Major tech companies like Google, Meta and OpenAI have spent a large part of this year releasing what they call new foundation models. The world seems to be in a race to be the go to model to build new models and products. Despite all of the hype (or perhaps because of it), foundation models as a concept are still poorly defined.
I think it's important that we come up with some simple criteria that a model needs to meet to be considered 'foundational'. As a developer, these are going to be developer centric and have a strong bias towards open source. Here's what I'm thinking:
- Foundation models are pre-trained
- Foundation models are general in nature
- Foundation models are open source
Foundation models are pre-trained
There are hundreds of new papers each week showing off new model architectures. Chances are that some of them are great but reproducibility in AI is still a big problem. If you want to call your model foundational it needs to be pre-trained and ship as a ready to run model.
That doesn't mean it needs to smash all benchmarks without fine-tuning but just proposing a model architecture is not providing a full foundation.
Foundation models are general in nature
Foundation models are, in most cases, there to be a useful starting point for a number of applications. In many cases that will require fine tuning, or in some simple cases prompt wrangling.
ChatGPT and Midjourney are great because of their breadth. The applications and models built on top of them will likely be more specific and tuned to a single use case. This, to me, is the ideal scenario.

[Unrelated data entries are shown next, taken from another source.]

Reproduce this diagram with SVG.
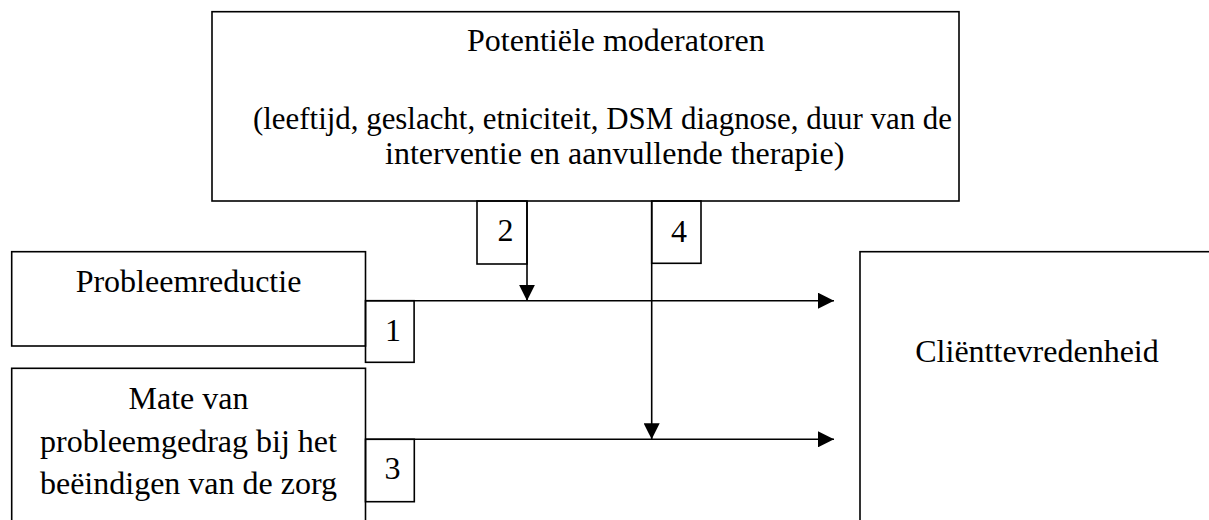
<svg xmlns="http://www.w3.org/2000/svg" width="1209" height="520" viewBox="0 0 1209 520">
<style>
  .box { fill: #fff; stroke: #000; stroke-width: 1.6; }
  .lbl { fill: none; stroke: #000; stroke-width: 1.6; }
  .t { font-family: "Liberation Serif", "Times New Roman", serif; font-size: 32px; fill: #000; }
  .m { text-anchor: middle; }
  .conn { stroke: #000; stroke-width: 1.6; fill: none; }
</style>
<defs>
  <marker id="ah" markerUnits="userSpaceOnUse" markerWidth="16" markerHeight="16" viewBox="0 0 15 15" refX="15" refY="7.5" orient="auto">
    <path d="M0,0 L15,7.5 L0,15 Z" fill="#000"/>
  </marker>
</defs>
<rect width="1209" height="520" fill="#fff"/>

<g id="moderatoren">
  <rect class="box" x="212" y="11.7" width="747" height="189.3"/>
  <text class="t" x="467" y="51">Potentiële moderatoren</text>
  <text class="t" x="253" y="129" textLength="699" lengthAdjust="spacingAndGlyphs">(leeftijd, geslacht, etniciteit, DSM diagnose, duur van de</text>
  <text class="t" x="385" y="164">interventie en aanvullende therapie)</text>
</g>

<g id="probleemreductie">
  <rect class="box" x="11.7" y="251.7" width="353.8" height="94.3"/>
  <text class="t m" x="188.5" y="292">Probleemreductie</text>
</g>

<g id="mate">
  <rect class="box" x="11.7" y="368.3" width="353.8" height="170"/>
  <text class="t m" x="188.5" y="409">Mate van</text>
  <text class="t m" x="188.5" y="451.5">probleemgedrag bij het</text>
  <text class="t m" x="188.5" y="493.5">beëindigen van de zorg</text>
</g>

<g id="clienttevredenheid">
  <rect class="box" x="860" y="251.7" width="370" height="290"/>
  <text class="t m" x="1037" y="362">Cliënttevredenheid</text>
</g>

<g id="connectors">
  <line class="conn" x1="365.5" y1="300.7" x2="834" y2="300.7" marker-end="url(#ah)"/>
  <line class="conn" x1="365.5" y1="439.3" x2="834" y2="439.3" marker-end="url(#ah)"/>
  <line class="conn" x1="527" y1="201" x2="527" y2="300.7" marker-end="url(#ah)"/>
  <line class="conn" x1="651.7" y1="201" x2="651.7" y2="439.3" marker-end="url(#ah)"/>
</g>

<g id="label1">
  <rect class="lbl" x="365.5" y="300.7" width="48.6" height="61.6"/>
  <text class="t m" x="393" y="341">1</text>
</g>
<g id="label2">
  <rect class="lbl" x="477" y="201" width="50" height="63"/>
  <text class="t m" x="505.5" y="241">2</text>
</g>
<g id="label3">
  <rect class="lbl" x="365.5" y="439.3" width="48.8" height="62.4"/>
  <text class="t m" x="392.5" y="478.5">3</text>
</g>
<g id="label4">
  <rect class="lbl" x="651.7" y="201" width="49.3" height="62.3"/>
  <text class="t m" x="679" y="242">4</text>
</g>
</svg>
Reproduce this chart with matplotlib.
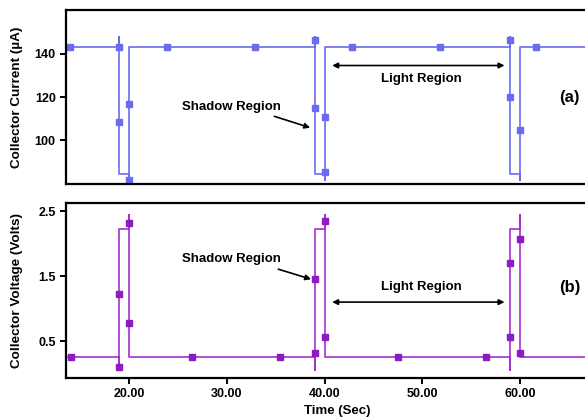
import numpy as np
import matplotlib
matplotlib.use('Agg')
import matplotlib.pyplot as plt

plt.rcParams['font.family'] = ['Liberation Sans', 'DejaVu Sans']
plt.rcParams['font.weight'] = 'bold'

# ==============================================================================
# Datos
# ==============================================================================
# (a) corriente de colector: trazo de la linea y puntos medidos
cur_line_t = [13.56, 19.0, 19.0, 19.0, 20.0, 20.0, 20.0,
              39.0, 39.0, 39.0, 40.0, 40.0, 40.0,
              59.0, 59.0, 59.0, 60.0, 60.0, 60.0, 66.7]
cur_line_i = [143.2, 143.2, 147.7, 84.4, 84.4, 81.6, 143.2,
              143.2, 147.7, 84.4, 84.4, 81.6, 143.2,
              143.2, 147.7, 84.4, 84.4, 81.6, 143.2, 143.2]
cur_pts_t = [14.0, 19.0, 19.0, 20.0, 20.0, 23.9, 32.9, 39.0, 39.0, 40.0, 40.0,
             42.8, 51.8, 59.0, 59.0, 60.0, 61.6]
cur_pts_i = [143.2, 143.2, 108.3, 116.7, 81.6, 143.2, 143.2, 146.4, 115.0,
             110.6, 85.3, 143.2, 143.2, 146.4, 120.2, 104.6, 143.2]

# (b) voltaje de colector
vol_line_t = [13.56, 19.0, 19.0, 19.0, 20.0, 20.0, 20.0,
              39.0, 39.0, 39.0, 40.0, 40.0, 40.0,
              59.0, 59.0, 59.0, 60.0, 60.0, 60.0, 66.7]
vol_line_v = [0.26, 0.26, 0.06, 2.23, 2.23, 2.45, 0.26,
              0.26, 0.06, 2.23, 2.23, 2.45, 0.26,
              0.26, 0.06, 2.23, 2.23, 2.45, 0.26, 0.26]
vol_pts_t = [14.1, 19.0, 19.0, 20.0, 20.0, 26.4, 35.4, 39.0, 39.0, 40.0, 40.0,
             47.5, 56.5, 59.0, 59.0, 60.0, 60.0]
vol_pts_v = [0.26, 0.10, 1.23, 2.32, 0.78, 0.26, 0.26, 0.32, 1.45, 2.35, 0.56,
             0.26, 0.26, 0.56, 1.70, 2.08, 0.32]

xticks = [20, 30, 40, 50, 60]

c_blue = '#6b6bf0'
c_purp = '#a62fd0'
c_purp_m = '#8c1cc0'

# ==============================================================================
# Figura
# ==============================================================================
fig = plt.figure(figsize=(5.85, 4.2), dpi=100)
ax1 = fig.add_axes([0.113, 0.562, 0.887, 0.414])
ax2 = fig.add_axes([0.113, 0.100, 0.887, 0.417])

for ax in (ax1, ax2):
    for s in ('left', 'bottom', 'top'):
        ax.spines[s].set_linewidth(1.6)
    ax.spines['right'].set_visible(False)
    ax.set_xlim(13.56, 66.65)
    ax.set_xticks(xticks)
    ax.tick_params(width=1.4, length=4, labelsize=9)
    for lab in ax.get_yticklabels():
        lab.set_fontweight('bold')

# ---------------- (a) ----------------
ax1.plot(cur_line_t, cur_line_i, color=c_blue, lw=1.2)
ax1.plot(cur_pts_t, cur_pts_i, 's', color=c_blue, ms=3.8)
ax1.set_ylim(80, 160)
ax1.set_yticks([100, 120, 140])
ax1.tick_params(axis='x', bottom=False, labelbottom=False)
ax1.set_ylabel('Collector Current (\u00b5A)', fontsize=9.7, fontweight='bold')
ax1.yaxis.set_label_coords(-0.084, 0.5)

ax1.text(30.5, 115.6, 'Shadow Region', ha='center', va='center',
         fontsize=9.5, fontweight='bold')
ax1.annotate('', xy=(38.8, 105.5), xytext=(34.6, 111.5),
             arrowprops=dict(arrowstyle='-|>', color='black', lw=1.2,
                             mutation_scale=8))
ax1.annotate('', xy=(40.5, 134.5), xytext=(58.7, 134.5),
             arrowprops=dict(arrowstyle='<|-|>', color='black', lw=1.2,
                             mutation_scale=8))
ax1.text(49.9, 128.5, 'Light Region', ha='center', va='center',
         fontsize=9.5, fontweight='bold')
ax1.text(65.1, 119.8, '(a)', ha='center', va='center',
         fontsize=12, fontweight='bold')

# ---------------- (b) ----------------
ax2.plot(vol_line_t, vol_line_v, color=c_purp, lw=1.2)
ax2.plot(vol_pts_t, vol_pts_v, 's', color=c_purp_m, ms=3.8)
ax2.set_ylim(-0.07, 2.63)
ax2.set_yticks([0.5, 1.5, 2.5])
ax2.set_xticklabels(['%.2f' % t for t in xticks], fontweight='bold')
ax2.set_ylabel('Collector Voltage (Volts)', fontsize=9.7, fontweight='bold')
ax2.yaxis.set_label_coords(-0.084, 0.5)
ax2.set_xlabel('Time (Sec)', fontsize=9.5, fontweight='bold')
ax2.xaxis.set_label_coords(0.522, -0.155)

ax2.text(30.5, 1.76, 'Shadow Region', ha='center', va='center',
         fontsize=9.5, fontweight='bold')
ax2.annotate('', xy=(38.9, 1.44), xytext=(35.0, 1.62),
             arrowprops=dict(arrowstyle='-|>', color='black', lw=1.2,
                             mutation_scale=8))
ax2.annotate('', xy=(40.5, 1.10), xytext=(58.7, 1.10),
             arrowprops=dict(arrowstyle='<|-|>', color='black', lw=1.2,
                             mutation_scale=8))
ax2.text(49.9, 1.33, 'Light Region', ha='center', va='center',
         fontsize=9.5, fontweight='bold')
ax2.text(65.1, 1.33, '(b)', ha='center', va='center',
         fontsize=12, fontweight='bold')

plt.savefig('out.png', dpi=100)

Foundation models are open source
Probably the most contentious of the three here. If you have an API as the only interface to your model, it's not a foundation model. It might still be a wonderful model (ChatGPT as an example) but it's not a foundation.
Open source here means open code, available weights and ideally access to the original training data. I'd settle for the first two in a pinch but ideally it hits all three.
If we look at Stable Diffusion it hits at least the first two. Knowing if you can access all the training data is harder to verify but a good portion of that is open as well.
Once stable diffusion was released there was a flurry of activity on top of it. People built GUIs, tweaked the setup and fine tuned it to develop many new models. Similar activity happened when OpenAI released Whisper.
That kind of rapid creation and collaboration is what makes a model foundational.
ChatGPT and GPT4 on the other hand are API access only (at least at the time of writing). There will likely be many great products built on top of those APIs but they're not foundation models while they are locked away.
Similarly, Stable Diffusion is available as an API. That doesn't stop it being considered a foundation model. I am all for wrapping these models in managed services but the foundation of AI should be open.